# vermillion steelhead-when do they leave?



## ohihunter2014 (Feb 19, 2017)

going to give this a shot and try some steelhead fishing and wondering when they leave the vermillion river and rocky river? Going to try and go this weekend. what are you guys catching them on also?

Thank you.


----------



## llw (Apr 4, 2014)

Exact timing would depend on weather conditions but generally in April. This weekend the rivers should be full of steelhead and fish well, conditions permitting.

I was in Mill Hollow Bacon Woods Park on Saturday and pulled a nice steelhead out of the V with my fly rod on a white streamer with a little red flash. I've also had a lot of luck with that color combo drifting jigs with a spinning rod, but the best setup will depend on the river conditions.


----------



## ohihunter2014 (Feb 19, 2017)

llw said:


> Exact timing would depend on weather conditions but generally in April. This weekend the rivers should be full of steelhead and fish well, conditions permitting.
> 
> I was in Mill Hollow Bacon Woods Park on Saturday and pulled a nice steelhead out of the V with my fly rod on a white streamer with a little red flash. I've also had a lot of luck with that color combo drifting jigs with a spinning rod, but the best setup will depend on the river conditions.


that's right where i was planning on going this weekend. thank you for the info. I will be using spinning gear.


----------



## laynhardwood (Dec 27, 2009)

The steelhead won't be gone until May in the V. I sometimes catch few in June


----------



## smith.7072 (Apr 1, 2010)

llw said:


> Exact timing would depend on weather conditions but generally in April. This weekend the rivers should be full of steelhead and fish well, conditions permitting.
> 
> I was in Mill Hollow Bacon Woods Park on Saturday and pulled a nice steelhead out of the V with my fly rod on a white streamer with a little red flash. I've also had a lot of luck with that color combo drifting jigs with a spinning rod, but the best setup will depend on the river conditions.

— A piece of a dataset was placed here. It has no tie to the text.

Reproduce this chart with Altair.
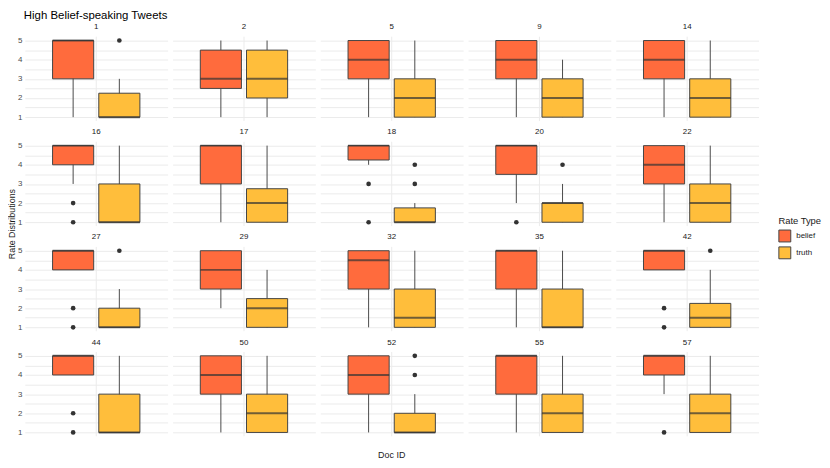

I'm brand new to steelhead fishing. With that being said I have gone a few times this year using the basic set up of a spawn sac under a float. Any chance you would be willing to post a picture of your jigs that he up drift set up as I would like to increase my tackle and broaden my knowledge of potential setups. If not I respect that as well, just a newbie trying to learn. I don't own a fly rod so any other tips or pictures of rugs you have had success with would be greatly appreciated


----------



## ohihunter2014 (Feb 19, 2017)

smith.7072 said:


> I'm brand new to steelhead fishing. With that being said I have gone a few times this year using the basic set up of a spawn sac under a float. Any chance you would be willing to post a picture of your jigs that he up drift set up as I would like to increase my tackle and broaden my knowledge of potential setups. If not I respect that as well, just a newbie trying to learn. I don't own a fly rod so any other tips or pictures of rugs you have had success with would be greatly appreciated


ive talked to a few guys and they said marabue white or black jigs with a maggot on the hook under the float or spawn sacks. just let them drag the bottom is what i was told and don't hook the eggs only the sack.


----------



## llw (Apr 4, 2014)

Spawn sacks or jigs with maggots under a float is as good a setup as any. I've personally done the best with white jigs with a little red in them. I really like the Casper White litl ripperz from Lip Ripperz. I always have to order them online. I also like the white BH flash zonker from Orvis if you want to use a fly. Just try to get your lure as close to the bottom as you can while maintaining a dead drfit with the current.

If the water is high and dirty may be better off using a spoon or spinner through the pools to attract more attention/be more visible.

This is just whats worked for me by no means scientific info. Good luck!


----------



## 1MoreKast (Mar 15, 2008)

Float fishing for steelhead is a game of adjustments. You're best bet is to watch and learn from others. Trial and error is good too but sometimes it's more about how you're presenting the bait to the fish rather than what the bait is. They'll eat eggs or jigs off the bottom but generally 6" off the bottom is where I try to start. You can catch them on a variety of options this time of year. The best answer is for you to go out and experience it by watching some of the veterans. 9/10 they'll even show you how right there on the water if you approach them kindly.


----------



## hailtothethief (Jan 18, 2017)

Next week the minnows should make their run up stream. Be prepared to switch to minnows. Should be able to get gobs out of the river mouth.


----------